Even though there are numerous benefits of this new protocol, many organizations and countries have been reluctant to put forth a serious effort and begin the migration from IPv4. Since IPv6 was slow in development, many ``hacks'' and additional features were added to IPv4, such as CIDR and NAT, to more optimize the use of the slowly decreasing address space. Due to these advancements in IPv4, the imminent address shortage has been temporarily averted, and more organizations have time to procrastinate about moving to IPv6.
Although the IPv6 protocol has been standardized in RFC 2460, DNS records are still in somewhat of a flux. Since the current DNS was not capable of handling 128-bit addresses, new records, AAAA and A6 were developed to solve this problem. An AAAA record is similar to an IPv4 A (address) record, but handles four times the bytes. A6 and DNAME records, specified in RFC 2874, on the other hand, are an alternate replacement for IPv4's A records, but facilitate network prefix renumbering, assuming the change of ISP or similar. Instead of an A6 record holding a complete IPv6 address for a host, it only contains the 64-bit (can be variable) interface identifier of the host. Queries must follow the chain of A6 records from the hosts domain name to the TLA ID. A number of prominent authors such as D.J. Bernstein, creator of djbdns, have spoken out against this method, due to its plethora of lookups and possibility of loops. The IETF has supposedly reconsidered their decision to implement this system with A6 and DNAME records.
Reverse DNS for IPv6 has been a rocky ride as well, due to the (still) competing methods for solving the 32 to 128-bit transition. The IP6.INT domain was created and delegated to the 6bone and production IPv6 Internet. This method works similarly to how IPv4 reverse-lookups are made, reversing the order of the nibbles and appending IP6.INT at the end. However, IP6.ARPA was created in RFC 3152 and bitstring labels were introduced along side A6 and DNAME. The following examples show how each of the potential queries would look for the IPv6 address of 2001:470:1f00:181::1.
IP6.INT method:
1.0.0.0.[snip].1.8.1.0.0.0.f.1.0.7.4.0.1.0.0.2.ip6.int. IN PTR
IP6.ARPA method:
1.0.0.0.[snip].1.8.1.0.0.0.f.1.0.7.4.0.1.0.0.2.ip6.arpa. IN PTR
IP6.ARPA with bitstring labels:
\[x200104701F0001810000000000000001/128].ip6.arpa. IN PTR
It is not clear at this point whether IP6.ARPA or
IP6.INT will end up becoming the standard.
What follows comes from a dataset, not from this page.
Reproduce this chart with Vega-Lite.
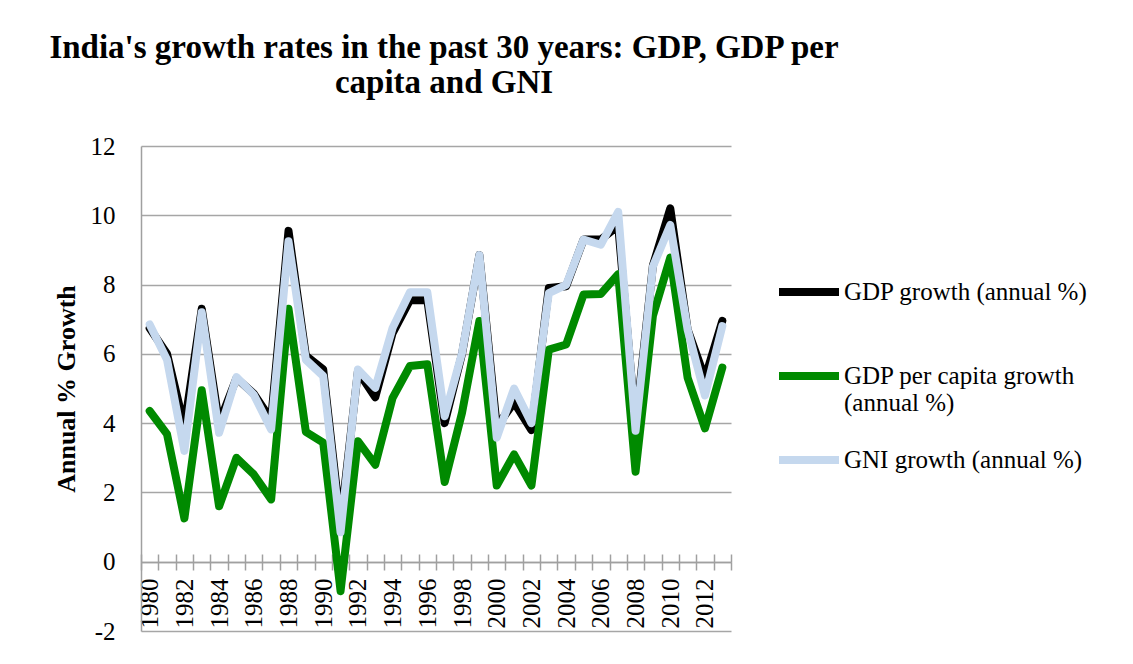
{
  "$schema": "https://vega.github.io/schema/vega-lite/v6.json",
  "width": 590,
  "height": 485,
  "autosize": {"type": "none"},
  "padding": {"left": 141, "top": 146, "right": 402, "bottom": 33},
  "background": "white",
  "config": {
    "font": "Liberation Serif",
    "view": {"stroke": null}
  },
  "title": {
    "text": ["India's growth rates in the past 30 years: GDP, GDP per", "capita and GNI"],
    "font": "Liberation Serif",
    "fontSize": 33,
    "fontWeight": "bold",
    "color": "black",
    "anchor": "middle",
    "dx": 8,
    "offset": 34,
    "lineHeight": 35
  },
  "data": {
    "values": [
      {"year": "1980", "series": "GDP growth (annual %)", "value": 6.74},
      {"year": "1981", "series": "GDP growth (annual %)", "value": 6.0},
      {"year": "1982", "series": "GDP growth (annual %)", "value": 3.9},
      {"year": "1983", "series": "GDP growth (annual %)", "value": 7.3},
      {"year": "1984", "series": "GDP growth (annual %)", "value": 4.0},
      {"year": "1985", "series": "GDP growth (annual %)", "value": 5.3},
      {"year": "1986", "series": "GDP growth (annual %)", "value": 4.85},
      {"year": "1987", "series": "GDP growth (annual %)", "value": 4.1},
      {"year": "1988", "series": "GDP growth (annual %)", "value": 9.55},
      {"year": "1989", "series": "GDP growth (annual %)", "value": 5.95},
      {"year": "1990", "series": "GDP growth (annual %)", "value": 5.55},
      {"year": "1991", "series": "GDP growth (annual %)", "value": 1.1},
      {"year": "1992", "series": "GDP growth (annual %)", "value": 5.5},
      {"year": "1993", "series": "GDP growth (annual %)", "value": 4.75},
      {"year": "1994", "series": "GDP growth (annual %)", "value": 6.6},
      {"year": "1995", "series": "GDP growth (annual %)", "value": 7.55},
      {"year": "1996", "series": "GDP growth (annual %)", "value": 7.55},
      {"year": "1997", "series": "GDP growth (annual %)", "value": 4.0},
      {"year": "1998", "series": "GDP growth (annual %)", "value": 6.0},
      {"year": "1999", "series": "GDP growth (annual %)", "value": 8.85},
      {"year": "2000", "series": "GDP growth (annual %)", "value": 3.9},
      {"year": "2001", "series": "GDP growth (annual %)", "value": 4.6},
      {"year": "2002", "series": "GDP growth (annual %)", "value": 3.8},
      {"year": "2003", "series": "GDP growth (annual %)", "value": 7.9},
      {"year": "2004", "series": "GDP growth (annual %)", "value": 7.95},
      {"year": "2005", "series": "GDP growth (annual %)", "value": 9.3},
      {"year": "2006", "series": "GDP growth (annual %)", "value": 9.3},
      {"year": "2007", "series": "GDP growth (annual %)", "value": 9.7},
      {"year": "2008", "series": "GDP growth (annual %)", "value": 3.95},
      {"year": "2009", "series": "GDP growth (annual %)", "value": 8.55},
      {"year": "2010", "series": "GDP growth (annual %)", "value": 10.2},
      {"year": "2011", "series": "GDP growth (annual %)", "value": 6.7},
      {"year": "2012", "series": "GDP growth (annual %)", "value": 5.3},
      {"year": "2013", "series": "GDP growth (annual %)", "value": 6.95},
      {"year": "1980", "series": "GDP per capita growth (annual %)", "value": 4.35},
      {"year": "1981", "series": "GDP per capita growth (annual %)", "value": 3.68},
      {"year": "1982", "series": "GDP per capita growth (annual %)", "value": 1.25},
      {"year": "1983", "series": "GDP per capita growth (annual %)", "value": 4.95},
      {"year": "1984", "series": "GDP per capita growth (annual %)", "value": 1.6},
      {"year": "1985", "series": "GDP per capita growth (annual %)", "value": 3.0},
      {"year": "1986", "series": "GDP per capita growth (annual %)", "value": 2.52},
      {"year": "1987", "series": "GDP per capita growth (annual %)", "value": 1.8},
      {"year": "1988", "series": "GDP per capita growth (annual %)", "value": 7.3},
      {"year": "1989", "series": "GDP per capita growth (annual %)", "value": 3.75},
      {"year": "1990", "series": "GDP per capita growth (annual %)", "value": 3.44},
      {"year": "1991", "series": "GDP per capita growth (annual %)", "value": -0.85},
      {"year": "1992", "series": "GDP per capita growth (annual %)", "value": 3.48},
      {"year": "1993", "series": "GDP per capita growth (annual %)", "value": 2.8},
      {"year": "1994", "series": "GDP per capita growth (annual %)", "value": 4.73},
      {"year": "1995", "series": "GDP per capita growth (annual %)", "value": 5.65},
      {"year": "1996", "series": "GDP per capita growth (annual %)", "value": 5.7},
      {"year": "1997", "series": "GDP per capita growth (annual %)", "value": 2.3},
      {"year": "1998", "series": "GDP per capita growth (annual %)", "value": 4.3},
      {"year": "1999", "series": "GDP per capita growth (annual %)", "value": 6.95},
      {"year": "2000", "series": "GDP per capita growth (annual %)", "value": 2.2},
      {"year": "2001", "series": "GDP per capita growth (annual %)", "value": 3.1},
      {"year": "2002", "series": "GDP per capita growth (annual %)", "value": 2.2},
      {"year": "2003", "series": "GDP per capita growth (annual %)", "value": 6.12},
      {"year": "2004", "series": "GDP per capita growth (annual %)", "value": 6.27},
      {"year": "2005", "series": "GDP per capita growth (annual %)", "value": 7.71},
      {"year": "2006", "series": "GDP per capita growth (annual %)", "value": 7.73},
      {"year": "2007", "series": "GDP per capita growth (annual %)", "value": 8.3},
      {"year": "2008", "series": "GDP per capita growth (annual %)", "value": 2.6},
      {"year": "2009", "series": "GDP per capita growth (annual %)", "value": 7.1},
      {"year": "2010", "series": "GDP per capita growth (annual %)", "value": 8.78},
      {"year": "2011", "series": "GDP per capita growth (annual %)", "value": 5.31},
      {"year": "2012", "series": "GDP per capita growth (annual %)", "value": 3.85},
      {"year": "2013", "series": "GDP per capita growth (annual %)", "value": 5.6},
      {"year": "1980", "series": "GNI growth (annual %)", "value": 6.85},
      {"year": "1981", "series": "GNI growth (annual %)", "value": 5.83},
      {"year": "1982", "series": "GNI growth (annual %)", "value": 3.2},
      {"year": "1983", "series": "GNI growth (annual %)", "value": 7.2},
      {"year": "1984", "series": "GNI growth (annual %)", "value": 3.72},
      {"year": "1985", "series": "GNI growth (annual %)", "value": 5.33},
      {"year": "1986", "series": "GNI growth (annual %)", "value": 4.82},
      {"year": "1987", "series": "GNI growth (annual %)", "value": 3.82},
      {"year": "1988", "series": "GNI growth (annual %)", "value": 9.25},
      {"year": "1989", "series": "GNI growth (annual %)", "value": 5.83},
      {"year": "1990", "series": "GNI growth (annual %)", "value": 5.36},
      {"year": "1991", "series": "GNI growth (annual %)", "value": 0.85},
      {"year": "1992", "series": "GNI growth (annual %)", "value": 5.55},
      {"year": "1993", "series": "GNI growth (annual %)", "value": 5.02},
      {"year": "1994", "series": "GNI growth (annual %)", "value": 6.75},
      {"year": "1995", "series": "GNI growth (annual %)", "value": 7.78},
      {"year": "1996", "series": "GNI growth (annual %)", "value": 7.78},
      {"year": "1997", "series": "GNI growth (annual %)", "value": 4.2},
      {"year": "1998", "series": "GNI growth (annual %)", "value": 6.03},
      {"year": "1999", "series": "GNI growth (annual %)", "value": 8.85},
      {"year": "2000", "series": "GNI growth (annual %)", "value": 3.58},
      {"year": "2001", "series": "GNI growth (annual %)", "value": 5.0},
      {"year": "2002", "series": "GNI growth (annual %)", "value": 4.0},
      {"year": "2003", "series": "GNI growth (annual %)", "value": 7.75},
      {"year": "2004", "series": "GNI growth (annual %)", "value": 7.99},
      {"year": "2005", "series": "GNI growth (annual %)", "value": 9.3},
      {"year": "2006", "series": "GNI growth (annual %)", "value": 9.15},
      {"year": "2007", "series": "GNI growth (annual %)", "value": 10.1},
      {"year": "2008", "series": "GNI growth (annual %)", "value": 3.78},
      {"year": "2009", "series": "GNI growth (annual %)", "value": 8.52},
      {"year": "2010", "series": "GNI growth (annual %)", "value": 9.72},
      {"year": "2011", "series": "GNI growth (annual %)", "value": 6.7},
      {"year": "2012", "series": "GNI growth (annual %)", "value": 4.8},
      {"year": "2013", "series": "GNI growth (annual %)", "value": 6.8}
    ]
  },
  "encoding": {
    "x": {
      "field": "year",
      "type": "ordinal",
      "sort": null,
      "scale": {"type": "band", "paddingInner": 0, "paddingOuter": 0}
    },
    "y": {
      "field": "value",
      "type": "quantitative",
      "scale": {"domain": [-2, 12], "nice": false, "zero": false},
      "axis": {
        "values": [-2, 0, 2, 4, 6, 8, 10, 12],
        "labelExpr": "datum.value < 0 ? '-' + abs(datum.value) : datum.label",
        "title": "Annual % Growth",
        "titleFont": "Liberation Serif",
        "titleFontSize": 26,
        "titleFontWeight": "bold",
        "titleColor": "black",
        "titlePadding": 11,
        "labelFont": "Liberation Serif",
        "labelFontSize": 25,
        "labelColor": "black",
        "labelPadding": 26,
        "ticks": false,
        "tickSize": 0,
        "domainColor": "#a0a0a0",
        "domainWidth": 1.5,
        "gridColor": "#a6a6a6",
        "gridWidth": 1.5
      }
    }
  },
  "layer": [
    {
      "mark": {"type": "line", "strokeWidth": 8, "strokeJoin": "round", "strokeCap": "round"},
      "encoding": {
        "x": {
          "field": "year",
          "type": "ordinal",
          "sort": null,
          "axis": {
            "orient": "bottom",
            "title": null,
            "offset": -69,
            "tickBand": "extent",
            "tickSize": 8,
            "tickColor": "#a0a0a0",
            "tickWidth": 1.5,
            "domainColor": "#a0a0a0",
            "domainWidth": 1.5,
            "labelAngle": -90,
            "labelFont": "Liberation Serif",
            "labelFontSize": 25,
            "labelColor": "black",
            "labelPadding": 8,
            "labelExpr": "parseInt(datum.value) % 2 == 0 ? datum.label : ''",
            "grid": false
          }
        },
        "color": {
          "field": "series",
          "type": "nominal",
          "sort": ["GDP growth (annual %)", "GDP per capita growth (annual %)", "GNI growth (annual %)"],
          "scale": {
            "domain": ["GDP growth (annual %)", "GDP per capita growth (annual %)", "GNI growth (annual %)"],
            "range": ["#000000", "#008a00", "#c5d8ee"]
          },
          "legend": {
            "title": null,
            "orient": "none",
            "legendX": 634,
            "legendY": 112,
            "padding": 0,
            "symbolType": "stroke",
            "symbolStrokeWidth": 8,
            "symbolSize": 3600,
            "labelFont": "Liberation Serif",
            "labelFontSize": 25,
            "labelColor": "black",
            "labelOffset": 1,
            "labelLimit": 400,
            "rowPadding": 10,
            "labelExpr": "datum.label == 'GDP per capita growth (annual %)' ? ['GDP per capita growth', '(annual %)'] : [datum.label, ' ']"
          }
        }
      }
    },
    {
      "mark": {"type": "point", "opacity": 0},
      "encoding": {
        "x": {
          "field": "year",
          "type": "ordinal",
          "sort": null,
          "axis": {
            "orient": "bottom",
            "title": null,
            "offset": -69,
            "tickBand": "extent",
            "tickSize": -8,
            "tickColor": "#a0a0a0",
            "tickWidth": 1.5,
            "domain": false,
            "labels": false,
            "grid": false
          }
        }
      }
    }
  ],
  "resolve": {"axis": {"x": "independent"}}
}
A number of systems were developed and provided to provide for the major transitioning hurdle from IPv4 to IPv6. Most of these techniques use IPv6-in-IPv4 tunnels (IP protocol 41) to allow IPv4 hosts to connect to the 6bone or production IPv6 Internet. 6to4, a method that is primarily intended for single hosts, uses the 2002::/16 IANA-assigned prefix and the hexadecimal representation of the IPv4 address to create a globally scoped IPv6 address. For example, an IPv4 address of 128.113.151.16 would become 2002:8071:9710:: with a prefix length of 48 bits. This IPv4 host then communicates with a public 6to4 relay using the IPv4 anycast address of 192.88.99.1, which is advertised via BGP from multiple locations. 6to4 does allow for routing multiple hosts on a LAN through a router running a 6to4 virtual interface, but this does not seem to be very popular, considering that latencies to 6to4 relays may be less than adequate. Another method, involving tunnel brokers, allows a user to setup an IPv6-in-IPv4 tunnel to an ISP which provides an endpoint and some IPv6 address space. The address space given to the user can be assigned to a LAN and be globally routable, potentially with its own reverse-DNS delegation. Hosts on these LANs may use stateless autoconfiguration, a method used to automatically assign IPv6 addresses in a quick and simple manner. This, as well as stateful autoconfiguration, is discussed in greater detail in the next section.
Regardless of the rampant deployment issues, most modern operating systems and router software now fully support the IPv6 protocol. Router manufacturers such as Cisco Systems, Juniper Networks, Foundry Networks and Extreme Networks and operating systems such as Microsoft Windows XP, Linux, Unix, and Macintosh OS X all completely support the protocol as well as stateless autoconfiguration. For home users running Windows XP, a command as simple as ``ipv6 install'' from the command line will install the IPv6 stack, bring up a virtual interface, and obtain a 6to4 address for immediate use.